One needs to understand the objectives of transformation in Higher Education holistically. It is about creating opportunity for access without compromising quality. While you might lower standards on access you need to maintain other "internal" standards to ensure quality is not compromised. Quality-assurance from within, after relaxation on entry, will automatically filter-out those who will compromise quality, race then simply becomes coincidental.
Perhaps the challenge here is that Benatar's argument is a philosophical argument- a rigorous exercise of logic- about how things ought to be. It perhaps does not attach enough weight to how things "really" are. According to Labour Force Survey of March 2006 the number of Africans formally unemployment stood at 30,7% as opposed to 4,7% of their white counterparts. In 2001 approximately 57% of individuals in South Africa were living below the poverty income line and the Gini-coefficient has been increasing, meaning that the poor are getting poorer. In 2003 Sixty-one percent of Africans and 38% coloureds were poor, compared with 5% percent of Indians and one percent of whites. Given that most of the wealth is still in white hands, it is not difficult to see why, for a black person, the intervention of obtaining a higher degree is less than "sufficient(ly) rectificatory." Unlike like most white people who are socially and financially secure, black people are not liberated to pursue self-interest after obtaining their degrees.

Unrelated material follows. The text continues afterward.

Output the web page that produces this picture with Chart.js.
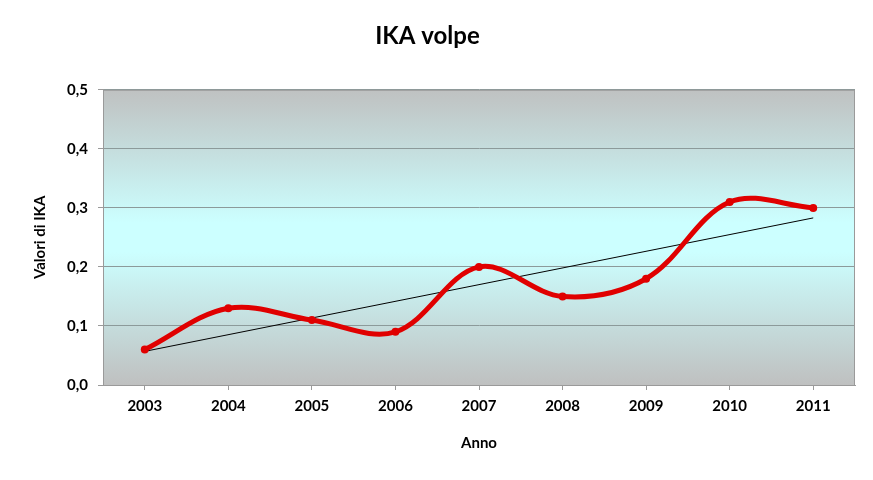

They often carry the burden of having to educate and feed their younger brothers and sisters, with the African family being "extended" in nature the effects are often wrought to the perplexed extreme. It will take blacks a long time to be fully compensated and sufficiently liberated; the obstacles are far too many and deeply embedded. As much as the use of race appears to be epistemically irresponsible, it is a lesser evil than of the use of the number of higher degrees one has and how much money they now earn; disadvantage and race are much more correlated.
I certainly agree with Prof. Benatar that if race is used irresponsibly in widow dressing exercises, political patronage and nepotism it will certainly lead to a reduction in quality. I understand his frustration; there is a plethora of evidence of such in Higher Education. One need not look far to see why. We have in the Western Cape CPUT being run like a backyard crèche and at our own UCT we see the puppet show currently parading at Bremner. But I suspect that these have nothing to do with race, but the manipulation of race for immoral means.
Black people do not despair! Debates such as these are very important for the psyche of black people. The fact that "others" see Affirmative Action as lowering standards can only encourage black people to work even harder than their white counterparts to prove themselves. If the standards from within are maintained and not lowered, perhaps in the future we will be debating how AA has led to an improvement in quality rather than its reduction.
Lebogang Hoveka is the Provincial Secretary of the South Africna Students Congress and a Philosophy, Politics and Economics student at UCT.